Si después de todas esas fechorías, comprobadas y demostradas, usted sigue respetando a sus políticos, sean del color que sean, es que tiene alma de esclavo y ha perdido esa dignidad suprema del ciudadano que le impide delegar aspectos tan indelegables como la voluntad política y la decencia.
Despreciar a los políticos significa nunca darles la mano, ni presentarles a nuestras familias; jamás acudir a actos públicos en los que ellos estén presentes; no votarlos nunca, ni confiar en sus promesas, ni votar lo que ellos recomienden, ni entregarles voluntariamente nuestro dinero, ni otorgarles admiración, confianza u obediencia; no ser audiencia de los medios que ellos manipulan y sentirse obligados a abuchearles y pitarles cuando comparezcan en público.
Son castigos ciudadanos llenos de dignidad, cuyo fin es obligar a los políticos a que respeten la democracia y las reglas del juego político. Nuestro deber de ciudadanos exige rechazarlos sin descanso y despreciarlos hasta que cambien de rumbo, renuncien a su impunidad práctica y demuestren que los canallas, sinvergüenzas y chorizos que están incrustados en sus filas han sido sentados ante los tribunales.
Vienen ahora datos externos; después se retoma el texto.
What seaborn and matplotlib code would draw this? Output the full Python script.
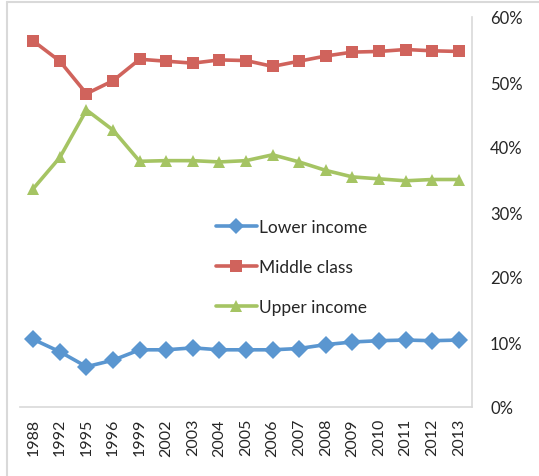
import pandas as pd
import seaborn as sns
import matplotlib.pyplot as plt
from matplotlib.lines import Line2D

years = ["1988", "1992", "1995", "1996", "1999", "2002", "2003", "2004",
         "2005", "2006", "2007", "2008", "2009", "2010", "2011", "2012", "2013"]
lower = [10.4, 8.5, 6.2, 7.2, 8.8, 8.8, 9.1, 8.8, 8.8, 8.8, 9.0, 9.6, 10.0, 10.2, 10.3, 10.2, 10.3]
middle = [56.3, 53.2, 48.2, 50.2, 53.5, 53.2, 52.9, 53.4, 53.3, 52.4, 53.2, 54.0, 54.6, 54.7, 55.0, 54.8, 54.7]
upper = [33.6, 38.4, 45.7, 42.6, 37.8, 37.9, 37.9, 37.7, 37.9, 38.8, 37.7, 36.4, 35.4, 35.1, 34.8, 35.0, 35.0]

names = ["Lower income", "Middle class", "Upper income"]
pal = {"Lower income": "#5A96D0", "Middle class": "#D0635C", "Upper income": "#A5C463"}
mk = {"Lower income": "D", "Middle class": "s", "Upper income": "^"}

rows = []
for name, vals in zip(names, [lower, middle, upper]):
    for y, v in zip(years, vals):
        rows.append({"year": y, "share": v, "group": name})
df = pd.DataFrame(rows)

sns.set_style("white")
plt.rcParams['font.family'] = ['Lato', 'DejaVu Sans']

fig = plt.figure(figsize=(5.39, 4.77), dpi=100)
ax = fig.add_axes([20 / 539, 69 / 477, 452 / 539, 390 / 477])

sns.lineplot(data=df, x="year", y="share", hue="group", style="group",
             palette=pal, markers=mk, dashes=False, lw=2.6,
             markersize=9, markeredgewidth=0, ax=ax, sort=False)

ax.set_xlim(-0.5, len(years) - 0.5)
ax.set_ylim(0, 60)
ax.set_yticks(range(0, 61, 10))
ax.set_yticklabels([f"{v}%" for v in range(0, 61, 10)], fontsize=12)
ax.yaxis.tick_right()
ax.tick_params(axis="y", length=0, pad=13)
ax.tick_params(axis="x", length=0, pad=8, labelrotation=90, labelsize=11.5)
ax.set_xlabel("")
ax.set_ylabel("")
for s in ["top", "left"]:
    ax.spines[s].set_visible(False)
for s in ["right", "bottom"]:
    ax.spines[s].set_color("#D9D9D9")
    ax.spines[s].set_linewidth(1.2)

leg = ax.legend(loc="center left", bbox_to_anchor=(200 / 539, (477 - 268) / 477),
                bbox_transform=fig.transFigure, frameon=False, fontsize=12.5,
                labelspacing=1.4, handlelength=2.4, handletextpad=0.1)
for h in leg.legend_handles:
    h.set_markersize(8)

# outer chart frame
fig.add_artist(Line2D([7 / 539, 7 / 539], [0, 474 / 477], color="#D9D9D9", lw=1.5,
                      transform=fig.transFigure))
fig.add_artist(Line2D([7 / 539, 1], [474 / 477, 474 / 477], color="#D9D9D9", lw=1.5,
                      transform=fig.transFigure))

fig.savefig("out.png", dpi=100)
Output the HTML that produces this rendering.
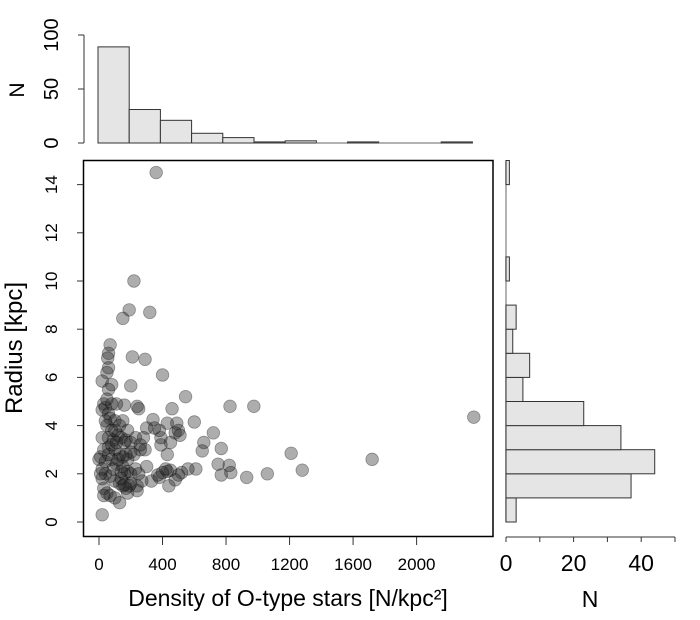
<!DOCTYPE html>
<html><head><meta charset="utf-8">
<style>
html,body{margin:0;padding:0;background:#fff;}
svg{display:block;font-family:"Liberation Sans",Arial,sans-serif;}
</style></head>
<body>
<svg id="chart" width="700" height="620" viewBox="0 0 700 620" xmlns="http://www.w3.org/2000/svg">
<g id="top"></g>
<g id="main"></g>
<g id="right"></g>
</svg>
<script>
// ---- data ----
const densityVals = [360,220,190,150,320,70,60,55,60,50,210,290,400,20,80,60,200,545,825,975,2360,1210,1280,1720,1060,930,830,820,750,770,770,720,660,650,600,610,560,520,500,480,440,450,430,380,370,400,420,330,300,430,450,480,490,430,460,500,510,390,390,380,340,350,300,290,250,240,160,110,30,40,20,60,70,100,130,50,80,120,20,60,90,140,160,170,200,230,260,280,260,220,200,180,150,130,100,60,30,10,0,40,80,110,150,180,200,230,250,270,240,200,170,150,130,100,70,40,20,10,30,50,70,100,130,180,240,30,20,160,140,90,60,120,100,40,80,50,150,180,20,80,110,140,190,160,170];
const radiusVals = [14.5,10.0,8.8,8.45,8.7,7.35,7.0,6.8,6.4,6.2,6.85,6.75,6.1,5.85,5.7,5.5,5.65,5.2,4.8,4.8,4.35,2.85,2.15,2.6,2.0,1.85,2.05,2.35,2.4,1.95,3.05,3.7,3.3,2.95,4.15,2.2,2.2,2.05,1.95,1.75,1.5,2.15,2.1,1.85,1.95,2.05,2.2,1.7,2.3,2.8,3.3,3.7,4.1,4.1,4.7,3.8,3.6,3.2,3.5,3.8,4.25,3.9,3.9,3.0,4.7,4.8,4.85,4.9,4.9,4.75,4.65,4.5,4.3,4.2,4.0,4.0,3.8,3.6,3.5,3.5,3.4,3.5,3.3,3.4,3.3,3.5,3.2,3.5,3.0,2.8,2.9,2.6,2.7,2.8,3.0,3.1,3.0,2.7,2.6,2.5,2.6,2.4,2.3,2.1,2.0,2.2,2.0,1.7,1.5,1.6,1.4,1.5,1.6,1.7,1.9,2.0,1.8,2.0,1.4,1.2,1.1,1.0,0.8,1.2,1.3,1.1,0.3,2.0,1.8,2.2,2.8,2.6,3.8,4.2,4.9,5.1,4.2,3.8,2.2,3.2,3.3,2.1,1.5,1.55,2.8];
const topBinCounts = [89,31,21,9,5,1,2,0,1,0,0,1];   // bins of 200 N/kpc^2 starting at 0
const rightBinCounts = [3,37,44,34,23,5,7,2,3,0,1,0,0,0,1]; // bins of 1 kpc starting at 0
const xTicks = [0,400,800,1200,1600,2000];
const yTicks = [0,2,4,6,8,10,12,14];
const topNTicks = [0,50,100];
const rightNTicks = [0,10,20,30,40,50];
const rightNLabels = [0,20,40];

// ---- scales ----
const NS='http://www.w3.org/2000/svg';
const sx = v => 99 + v*0.1588;
const hx = v => 98 + v*0.156;
const sy = v => 522 - v*24.1;
const ty = v => 143 - v*1.08;
const rx = v => 506 + v*3.38;

function mk(parent, tag, attrs, text){
  const e=document.createElementNS(NS,tag);
  for(const k in attrs) e.setAttribute(k,attrs[k]);
  if(text!==undefined) e.textContent=text;
  parent.appendChild(e); return e;
}
const main=document.getElementById('main'), top_=document.getElementById('top'), right=document.getElementById('right');

// ---- main scatter ----
for(let i=0;i<densityVals.length;i++){
  const c=mk(main,'circle',{cx:sx(densityVals[i]),cy:sy(radiusVals[i]),r:6.3,fill:'rgba(40,40,40,0.38)',stroke:'rgba(0,0,0,0.35)','stroke-width':0.8});
  
  
}
const box=mk(main,'rect',{x:83.5,y:160.5,width:409.5,height:376,fill:'none',stroke:'#000','stroke-width':1.5});


xTicks.forEach(t=>{
  mk(main,'line',{x1:sx(t),x2:sx(t),y1:537,y2:545,stroke:'#333'});
  const l=mk(main,'text',{x:sx(t),y:570,'font-size':17,'text-anchor':'middle'},t);
  
  
});
yTicks.forEach(t=>{
  mk(main,'line',{x1:77,x2:83,y1:sy(t),y2:sy(t),stroke:'#333'});
  const l=mk(main,'text',{x:0,y:0,'font-size':17,'text-anchor':'middle',transform:`translate(57,${sy(t)}) rotate(-90)`},t);
  
  
});
const xt=mk(main,'text',{x:288,y:606,'font-size':23,'text-anchor':'middle'},'Density of O-type stars [N/kpc²]');


const yt=mk(main,'text',{x:0,y:0,'font-size':24,'text-anchor':'middle',transform:'translate(22,348) rotate(-90)'},'Radius [kpc]');



// ---- top histogram ----
topBinCounts.forEach((n,i)=>{
  if(n===0){
    const z=mk(top_,'line',{x1:hx(i*200),x2:hx((i+1)*200),y1:ty(0),y2:ty(0),stroke:'#999','stroke-width':1.5});
    
    
    return;
  }
  const b=mk(top_,'rect',{x:hx(i*200),y:ty(n),width:hx(200)-hx(0),height:ty(0)-ty(n),fill:'#e5e5e5',stroke:'#333','stroke-width':1});
  
  
});
mk(top_,'line',{x1:84,x2:84,y1:ty(100),y2:ty(0),stroke:'#333'});
topNTicks.forEach(t=>{
  mk(top_,'line',{x1:78,x2:84,y1:ty(t),y2:ty(t),stroke:'#333'});
  const l=mk(top_,'text',{x:0,y:0,'font-size':20,'text-anchor':'middle',transform:`translate(58,${ty(t)}) rotate(-90)`},t);
  
  
});
const tn=mk(top_,'text',{x:0,y:0,'font-size':21,'text-anchor':'middle',transform:'translate(24,90) rotate(-90)'},'N');



// ---- right histogram ----
mk(right,'line',{x1:rx(0),x2:rx(0),y1:sy(15),y2:sy(0),stroke:'#999','stroke-width':1.5});
rightBinCounts.forEach((n,i)=>{
  if(n===0) return;
  const b=mk(right,'rect',{x:rx(0),y:sy(i+1),width:rx(n)-rx(0),height:sy(i)-sy(i+1),fill:'#e5e5e5',stroke:'#333','stroke-width':1});
  
  
});
mk(right,'line',{x1:rx(0),x2:rx(50),y1:537,y2:537,stroke:'#333'});
rightNTicks.forEach(t=>{
  mk(right,'line',{x1:rx(t),x2:rx(t),y1:537,y2:542,stroke:'#333'});
});
rightNLabels.forEach(t=>{
  const l=mk(right,'text',{x:rx(t),y:571,'font-size':23,'text-anchor':'middle'},t);
  
  
});
const rn=mk(right,'text',{x:590,y:607,'font-size':23,'text-anchor':'middle'},'N');


</script>
</body></html>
Ni siquiera merecen nuestros impuestos ni nuestro esfuerzo ciudadano porque, mientras sus filas estén pobladas de chorizos, no está garantizado que esos dineros del pueblo no sean empleados para enriquecer a los más corruptos o para financiar privilegios inmerecidos, lujos incosteables y compra de votos y de voluntades. Un ciudadano, cuando se siente rodeado de corrupción y ha perdido la confianza en sus instituciones, sólo paga impuestos por temor al castigo, nunca con la generosidad del contribuyente solidario.
El rechazo y el desprecio a los políticos son un castigo directo del ciudadano a una casta política que ha demostrado su fracaso y su indecencia hasta la saciedad. Debe aplicarse a aquellos políticos que no han pedido perdón, ni han rectificado su deriva encanallada, ni han demostrado su voluntad de regenerar la democracia española. Ese castigo es el camino más directo y seguro para acabar con el abuso y la corrupción y para establecer los cimientos de la regeneración.
Para cualquier ciudadano decente, despreciar a los políticos que han hundido a su país e infectado la sociedad no es una opción sino un deber.